The second session of the seminar was devoted to different perspectives of looking at Divine Mercy. Francesca Chiara Battista, an exchange student at the Thomistic Institute, took a theological perspective, drawing from the Holy Scripture, the Tradition of the Church and the thought of St. Thomas. Tomasz Frycze, this year’s Saint Nicholas Foundation scholarship holder, studied the question of how the message of God’s endless Mercy influences the relation of a person to oneself and the other (also from a perspective of psychology as a tool for spiritual and interpersonal heeling). Michał Kłosowski, another student at the St. John Paul II Institute of Culture, devoted his talk to the political aspect of Mercy in the teaching of the Polish pope.

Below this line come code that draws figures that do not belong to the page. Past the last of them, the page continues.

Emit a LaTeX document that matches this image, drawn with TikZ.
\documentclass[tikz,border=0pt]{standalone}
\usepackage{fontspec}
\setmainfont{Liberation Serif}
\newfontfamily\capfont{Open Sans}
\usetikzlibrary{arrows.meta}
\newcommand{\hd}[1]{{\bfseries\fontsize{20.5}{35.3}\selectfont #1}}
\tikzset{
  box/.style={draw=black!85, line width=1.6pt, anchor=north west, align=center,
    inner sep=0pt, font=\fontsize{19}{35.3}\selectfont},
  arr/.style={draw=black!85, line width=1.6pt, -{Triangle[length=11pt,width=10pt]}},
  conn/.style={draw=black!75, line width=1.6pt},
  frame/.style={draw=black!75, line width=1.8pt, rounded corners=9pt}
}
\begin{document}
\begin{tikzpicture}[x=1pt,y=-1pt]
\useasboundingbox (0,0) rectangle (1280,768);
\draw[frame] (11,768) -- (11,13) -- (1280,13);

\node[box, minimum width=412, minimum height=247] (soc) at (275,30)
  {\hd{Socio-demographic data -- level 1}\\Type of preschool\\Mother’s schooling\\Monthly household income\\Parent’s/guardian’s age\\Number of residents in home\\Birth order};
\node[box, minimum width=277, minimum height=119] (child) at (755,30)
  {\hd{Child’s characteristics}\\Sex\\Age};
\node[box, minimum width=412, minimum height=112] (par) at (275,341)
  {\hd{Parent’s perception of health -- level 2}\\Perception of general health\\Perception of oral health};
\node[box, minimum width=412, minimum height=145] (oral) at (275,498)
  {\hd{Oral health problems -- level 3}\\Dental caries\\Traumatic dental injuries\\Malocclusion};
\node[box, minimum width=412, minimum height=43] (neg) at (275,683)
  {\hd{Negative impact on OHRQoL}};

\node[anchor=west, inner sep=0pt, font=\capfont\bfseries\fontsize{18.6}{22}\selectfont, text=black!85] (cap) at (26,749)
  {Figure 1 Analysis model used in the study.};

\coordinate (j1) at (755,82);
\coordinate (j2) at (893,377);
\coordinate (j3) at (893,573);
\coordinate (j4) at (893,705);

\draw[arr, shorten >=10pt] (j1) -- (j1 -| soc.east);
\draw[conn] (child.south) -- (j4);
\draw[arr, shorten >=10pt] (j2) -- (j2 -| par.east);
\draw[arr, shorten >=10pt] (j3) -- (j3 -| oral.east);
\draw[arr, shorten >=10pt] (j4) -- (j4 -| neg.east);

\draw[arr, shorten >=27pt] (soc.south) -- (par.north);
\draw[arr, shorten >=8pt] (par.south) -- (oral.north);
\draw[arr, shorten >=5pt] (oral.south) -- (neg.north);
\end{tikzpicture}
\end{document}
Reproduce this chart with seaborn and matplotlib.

A long round of discussion that followed focused on two main themes. Firstly, students discussed the complicated history of the depictions of Merciful Jesus created according to Sister Faustina’s instructions. Students from Lithuania and Poland shared their knowledge, creating a fascinating map of the history of the image and devotion to  Divine Mercy. The second issue that led to a lively discussion was the relationship between God’s infinite Mercy and His Justice. “Many believers have difficulties understanding and accepting the fact that the Infinitely Merciful God will also be our judge and that hell is a real possibility” said Fr. Marija Elijas Cerniauskas, a Lithuanian doctoral student at the Angelicum. People of today’s culture easily reject the truth about responsibility for one’s own actions. In many ways it is easier to choose from an existing variety of alternative philosophical models which give simple answers to difficult questions.

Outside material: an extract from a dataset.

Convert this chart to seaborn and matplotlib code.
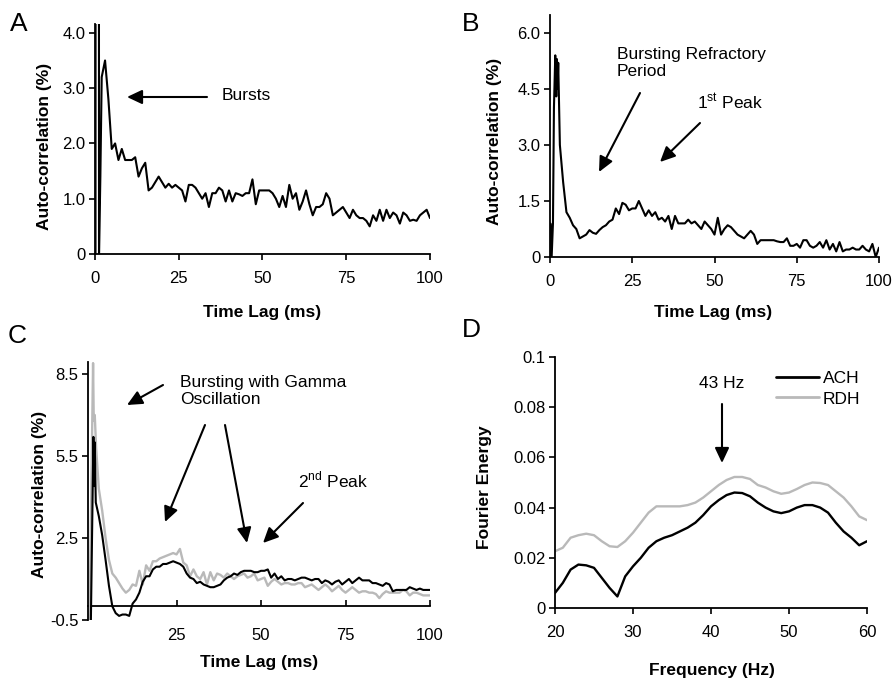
import numpy as np
import pandas as pd
import matplotlib
matplotlib.use("Agg")
import matplotlib.pyplot as plt
import seaborn as sns

# ---------------- data ----------------
# Panel A (auto-correlation, ms lag)
lag_a_start = [0.15, 0.2, 1.15, 1.2, 1.6]
acf_a_start = [0, 12, 12, 0, 1.4]
lag_a = list(range(2, 101))
acf_a = [3.2, 3.5, 2.8, 1.9, 2.0, 1.7, 1.9, 1.7, 1.7, 1.7,
         1.75, 1.4, 1.55, 1.65, 1.15, 1.2, 1.3, 1.4, 1.3, 1.2,
         1.27, 1.2, 1.25, 1.2, 1.15, 0.95, 1.25, 1.25, 1.2, 1.1,
         1.0, 1.1, 0.85, 1.1, 1.1, 1.2, 1.15, 0.95, 1.15, 0.95,
         1.1, 1.08, 1.05, 1.1, 1.1, 1.35, 0.9, 1.15, 1.15, 1.15,
         1.15, 1.1, 1.0, 0.85, 1.05, 0.85, 1.25, 1.0, 1.1, 0.8,
         0.95, 1.15, 0.9, 0.7, 0.85, 0.85, 0.9, 1.1, 1.0, 0.7,
         0.75, 0.8, 0.85, 0.75, 0.65, 0.8, 0.7, 0.65, 0.65, 0.6,
         0.5, 0.7, 0.6, 0.8, 0.6, 0.8, 0.65, 0.75, 0.7, 0.55,
         0.75, 0.7, 0.6, 0.62, 0.6, 0.7, 0.75, 0.8, 0.65]

# Panel B
lag_b_start = [0, 0.1, 0.5, 0.9, 1.2, 1.6, 1.9, 2.1, 2.3, 2.5]
acf_b_start = [0, 0.9, 0, 0.9, 4.0, 5.4, 4.3, 5.3, 4.5, 5.2]
lag_b = list(range(3, 101))
acf_b = [3.0, 2.0, 1.2, 1.05, 0.85, 0.75, 0.5, 0.55, 0.6, 0.72,
         0.65, 0.62, 0.72, 0.8, 0.85, 0.95, 1.0, 1.3, 1.15, 1.45,
         1.4, 1.25, 1.3, 1.3, 1.5, 1.3, 1.1, 1.25, 1.1, 1.2,
         1.0, 1.05, 0.95, 1.1, 0.75, 1.1, 0.9, 0.9, 0.9, 1.0,
         0.9, 0.95, 0.85, 0.75, 0.95, 0.85, 0.75, 0.6, 1.05, 0.6,
         0.75, 0.85, 0.8, 0.7, 0.6, 0.55, 0.5, 0.6, 0.7, 0.6,
         0.35, 0.45, 0.45, 0.45, 0.45, 0.45, 0.42, 0.4, 0.4, 0.5,
         0.3, 0.3, 0.35, 0.25, 0.45, 0.45, 0.3, 0.25, 0.3, 0.4,
         0.25, 0.45, 0.2, 0.35, 0.15, 0.4, 0.15, 0.2, 0.2, 0.25,
         0.2, 0.2, 0.3, 0.2, 0.15, 0.35, 0.0, 0.25]

# Panel C
lag_c_ach_start = [-0.4, 0.4, 0.6, 0.8, 1.1]
acf_c_ach_start = [-1.0, 6.2, 4.4, 6.0, 3.8]
lag_c_rdh_start = [-0.8, 0.3, 0.5, 0.8, 1.2]
acf_c_rdh_start = [-1.0, 8.9, 6.8, 7.0, 5.8]
lag_c = list(range(2, 101))
acf_c_ach = [3.3, 2.6, 1.7, 0.75, 0.0, -0.25, -0.35, -0.3, -0.3, -0.35,
             0.1, 0.25, 0.5, 0.9, 1.1, 1.1, 1.35, 1.45, 1.45, 1.55,
             1.55, 1.6, 1.65, 1.6, 1.55, 1.45, 1.2, 1.05, 1.0, 0.85,
             0.9, 0.8, 0.75, 0.7, 0.7, 0.75, 0.8, 0.95, 1.05, 1.1,
             1.2, 1.15, 1.25, 1.3, 1.3, 1.3, 1.25, 1.25, 1.3, 1.3,
             1.35, 1.05, 1.2, 1.0, 1.1, 0.95, 1.0, 1.0, 0.95, 1.0,
             1.05, 1.05, 1.0, 0.95, 1.0, 1.0, 0.85, 0.95, 0.9, 0.8,
             0.9, 0.95, 0.8, 0.9, 1.0, 0.85, 0.95, 1.05, 0.95, 0.95,
             0.95, 0.85, 0.85, 0.8, 0.75, 0.85, 0.8, 0.55, 0.6, 0.6,
             0.6, 0.6, 0.7, 0.65, 0.6, 0.65, 0.6, 0.6, 0.6]
acf_c_rdh = [4.3, 3.5, 2.5, 1.7, 1.2, 1.05, 0.85, 0.65, 0.5, 0.6,
             0.8, 0.75, 1.3, 0.8, 1.5, 1.3, 1.65, 1.65, 1.75, 1.8,
             1.85, 1.9, 1.95, 1.9, 2.1, 1.6, 1.5, 1.1, 1.35, 1.1,
             1.0, 1.25, 0.8, 1.25, 0.95, 1.2, 1.15, 1.05, 1.2, 1.1,
             1.0, 1.1, 1.15, 1.2, 1.05, 1.1, 1.2, 0.95, 1.0, 1.05,
             0.75, 0.9, 1.0, 0.9, 0.8, 0.85, 0.85, 0.8, 0.8, 0.85,
             0.85, 0.7, 0.75, 0.8, 0.7, 0.6, 0.7, 0.8, 0.7, 0.55,
             0.65, 0.75, 0.6, 0.5, 0.6, 0.7, 0.6, 0.5, 0.55, 0.55,
             0.5, 0.5, 0.45, 0.3, 0.45, 0.55, 0.5, 0.5, 0.5, 0.5,
             0.6, 0.55, 0.4, 0.5, 0.5, 0.45, 0.4, 0.4, 0.4]

# Panel D (Fourier energy)
freq_d = list(range(20, 61))
energy_ach = [0.006, 0.010, 0.0153, 0.0173, 0.017, 0.016, 0.012, 0.008, 0.0046, 0.0126,
              0.0166, 0.020, 0.024, 0.0266, 0.028, 0.029, 0.0305, 0.032, 0.034, 0.037,
              0.0405, 0.043, 0.045, 0.046, 0.0458, 0.0445, 0.042, 0.040, 0.0385, 0.0378,
              0.0385, 0.040, 0.041, 0.041, 0.040, 0.038, 0.034, 0.0305, 0.028, 0.025,
              0.0266]
energy_rdh = [0.0226, 0.024, 0.028, 0.029, 0.0296, 0.029, 0.0266, 0.0246, 0.0243, 0.0266,
              0.030, 0.034, 0.038, 0.0405, 0.0405, 0.0405, 0.0405, 0.041, 0.042, 0.044,
              0.0465, 0.049, 0.051, 0.0522, 0.0522, 0.0514, 0.049, 0.048, 0.0465, 0.0455,
              0.046, 0.0474, 0.049, 0.050, 0.0498, 0.049, 0.0465, 0.044, 0.0405, 0.0365,
              0.035]

yticks_a = [0, 1.0, 2.0, 3.0, 4.0]
ytick_labels_a = ["0", "1.0", "2.0", "3.0", "4.0"]
yticks_b = [0, 1.5, 3.0, 4.5, 6.0]
ytick_labels_b = ["0", "1.5", "3.0", "4.5", "6.0"]
yticks_c = [-0.5, 2.5, 5.5, 8.5]
ytick_labels_c = ["-0.5", "2.5", "5.5", "8.5"]
yticks_d = [0, 0.02, 0.04, 0.06, 0.08, 0.1]
ytick_labels_d = ["0", "0.02", "0.04", "0.06", "0.08", "0.1"]
xticks_lag = [0, 25, 50, 75, 100]
xticks_c = [25, 50, 75, 100]
xticks_d = [20, 30, 40, 50, 60]

# ---------------- style ----------------
sns.set_theme(style="ticks")
plt.rcParams["font.family"] = ["Liberation Sans", "DejaVu Sans"]
plt.rcParams["mathtext.fontset"] = "custom"
plt.rcParams["mathtext.rm"] = "Liberation Sans"
plt.rcParams["axes.linewidth"] = 1.3
plt.rcParams["axes.edgecolor"] = "black"
plt.rcParams["text.color"] = "black"
plt.rcParams["axes.labelcolor"] = "black"
plt.rcParams["xtick.color"] = "black"
plt.rcParams["ytick.color"] = "black"

W, H = 895, 680
fig = plt.figure(figsize=(W / 100, H / 100), dpi=100)


def fx(px):
    return px / W


def fy(py):
    return 1 - py / H


def add_axes(l, r, top, bottom):
    return fig.add_axes([fx(l), fy(bottom), (r - l) / W, (bottom - top) / H])


BLACK = "black"
GRAY = "#b9b9b9"
TICK_FS = 12
LABEL_FS = 12.5


def style_axes(ax):
    sns.despine(ax=ax)
    ax.tick_params(axis="both", direction="out", length=4, width=1.2,
                   labelsize=TICK_FS, colors="black", labelcolor="black", pad=3)
    ax.set_xlabel("")
    ax.set_ylabel("")


# ---- Panel A ----
axA = add_axes(95, 430, 24, 254)
dfA = pd.DataFrame({"lag": lag_a_start + lag_a, "acf": acf_a_start + acf_a})
sns.lineplot(data=dfA, x="lag", y="acf", ax=axA, color=BLACK, lw=1.5,
             estimator=None, sort=False)
axA.set_xlim(0, 100)
axA.set_ylim(0, 4.16)
axA.set_xticks(xticks_lag)
axA.set_yticks(yticks_a, ytick_labels_a)
style_axes(axA)
axA.tick_params(axis="x", pad=8)

# ---- Panel B ----
axB = add_axes(550, 879, 15, 257)
dfB = pd.DataFrame({"lag": lag_b_start + lag_b, "acf": acf_b_start + acf_b})
sns.lineplot(data=dfB, x="lag", y="acf", ax=axB, color=BLACK, lw=1.5,
             estimator=None, sort=False)
axB.set_xlim(0, 100)
axB.set_ylim(0, 6.48)
axB.set_xticks(xticks_lag)
axB.set_yticks(yticks_b, ytick_labels_b)
style_axes(axB)
axB.tick_params(axis="x", pad=8)

# ---- Panel C ----
axC = add_axes(88, 430, 362, 620)
dfC_r = pd.DataFrame({"lag": lag_c_rdh_start + lag_c, "acf": acf_c_rdh_start + acf_c_rdh})
dfC_a = pd.DataFrame({"lag": lag_c_ach_start + lag_c, "acf": acf_c_ach_start + acf_c_ach})
sns.lineplot(data=dfC_r, x="lag", y="acf", ax=axC, color=GRAY, lw=1.7,
             estimator=None, sort=False)
sns.lineplot(data=dfC_a, x="lag", y="acf", ax=axC, color=BLACK, lw=1.5,
             estimator=None, sort=False)
c_ylim = (-0.5, 8.94)
axC.set_xlim(-1.2, 100)
axC.set_ylim(*c_ylim)
axC.set_xticks(xticks_c)
axC.set_yticks(yticks_c, ytick_labels_c)
style_axes(axC)
axC.spines["bottom"].set_visible(False)
axC.tick_params(axis="x", length=0, pad=6)
zero_frac = (0 - c_ylim[0]) / (c_ylim[1] - c_ylim[0])
secC = axC.secondary_xaxis(zero_frac)
secC.set_xticks(xticks_c)
secC.tick_params(axis="x", direction="in", length=4, width=1.2,
                 labelbottom=False, labeltop=False)
secC.spines["bottom"].set_linewidth(1.3)

# ---- Panel D ----
axD = add_axes(555, 867, 357, 608)
dfD = pd.DataFrame({
    "freq": freq_d + freq_d,
    "energy": energy_ach + energy_rdh,
    "series": ["ACH"] * len(freq_d) + ["RDH"] * len(freq_d),
})
sns.lineplot(data=dfD, x="freq", y="energy", hue="series",
             hue_order=["ACH", "RDH"], palette={"ACH": BLACK, "RDH": GRAY},
             ax=axD, lw=1.7, estimator=None, sort=False)
axD.set_xlim(20, 60)
axD.set_ylim(0, 0.1)
axD.set_xticks(xticks_d)
axD.set_yticks(yticks_d, ytick_labels_d)
style_axes(axD)
axD.tick_params(axis="x", pad=8)
leg = axD.legend(loc="upper left", bbox_to_anchor=(fx(776), fy(371)),
                 bbox_transform=fig.transFigure, frameon=False, fontsize=12.5,
                 handlelength=2.5, handletextpad=0.2, borderpad=0,
                 borderaxespad=0, labelspacing=0.3)
for line in leg.get_lines():
    line.set_linewidth(2.0)
for t in leg.get_texts():
    t.set_color("black")

# ---------------- labels ----------------
def ftext(px, py, s, **kw):
    fig.text(fx(px), fy(py), s, color="black", **kw)


for letter, (px, py) in {"A": (10, 24), "B": (462, 24), "C": (8, 336), "D": (462, 330)}.items():
    ftext(px, py, letter, fontsize=19, ha="left", va="center")

ylab_kw = dict(fontsize=LABEL_FS, fontweight="bold", rotation=90, ha="center", va="center")
ftext(45, 146, "Auto-correlation (%)", **ylab_kw)
ftext(495, 141, "Auto-correlation (%)", **ylab_kw)
ftext(40, 494, "Auto-correlation (%)", **ylab_kw)
ftext(485, 487, "Fourier Energy", **ylab_kw)

xlab_kw = dict(fontsize=LABEL_FS, fontweight="bold", ha="center", va="center")
ftext(262, 313, "Time Lag (ms)", **xlab_kw)
ftext(713, 313, "Time Lag (ms)", **xlab_kw)
ftext(259, 663, "Time Lag (ms)", **xlab_kw)
ftext(712, 670, "Frequency (Hz)", **xlab_kw)

ANN_FS = 12.5
ann_kw = dict(fontsize=ANN_FS, ha="left", va="center")
ftext(222, 96, "Bursts", **ann_kw)
ftext(617, 63, "Bursting Refractory\nPeriod", fontsize=ANN_FS, ha="left", va="center",
      linespacing=1.15)
ftext(697, 102, "1$^{\\mathrm{st}}$ Peak", **ann_kw)
ftext(180, 391, "Bursting with Gamma\nOscillation", fontsize=ANN_FS, ha="left",
      va="center", linespacing=1.2)
ftext(298, 480, "2$^{\\mathrm{nd}}$ Peak", **ann_kw)
ftext(722, 383, "43 Hz", fontsize=ANN_FS, ha="center", va="center")


def arrow(x0, y0, x1, y1):
    fig.add_artist(matplotlib.patches.FancyArrowPatch(
        (fx(x0), fy(y0)), (fx(x1), fy(y1)), transform=fig.transFigure,
        arrowstyle="-|>,head_length=0.7,head_width=0.33", mutation_scale=13,
        color="black", lw=1.5, shrinkA=0, shrinkB=0))


arrow(207, 97, 127, 97)
arrow(640, 93, 599, 172)
arrow(700, 123, 660, 162)
arrow(163, 385, 127, 405)
arrow(205, 425, 165, 522)
arrow(225, 425, 247, 543)
arrow(303, 503, 263, 543)
arrow(722, 404, 722, 463)

fig.savefig("out.png", dpi=100)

On the other hand, there are also those who, attached to the vision of God justly separating saints from sinners at the end of time, feel scandalized by the constantly emphasized truth about Divine Mercy. They treat it as a kind of fashion that has come to the Church quite recently and has to pass. “So how do we draw to Christianity – which is not an easy recipe for happiness – people who are lost, suffering and searching, telling them the whole truth, not just a part of it?” – asked Anna Brojer, a student of the Institute of Spirituality, moderating the seminar. “The answer is to start from the beginning, with a proper anthropology. People need to be reminded once again of who they are: that they were created out of love, for great things. They need to be reminded of how powerful their dignity is, and that with this dignity comes great responsibility” – said Sister Beatrice Okoro, another doctoral student at the Angelicum. The students agreed that the retreat model practiced by the Jesuits based on St. Ignatius’s of Loyola “Spiritual Exercises” is an interesting and powerful direction. It begins with the Foundation – showing man as God sees him, and then introducing him to other truths of faith, including the truth about the destructive power of evil and sin, as well as the truth about the Father’s mercy.

The students’ seminar was held under the auspices of the Angelicum’s Student Association – ASPUST, the St. John Paul II Institute of Culture and the Saint Nicholas Foundation.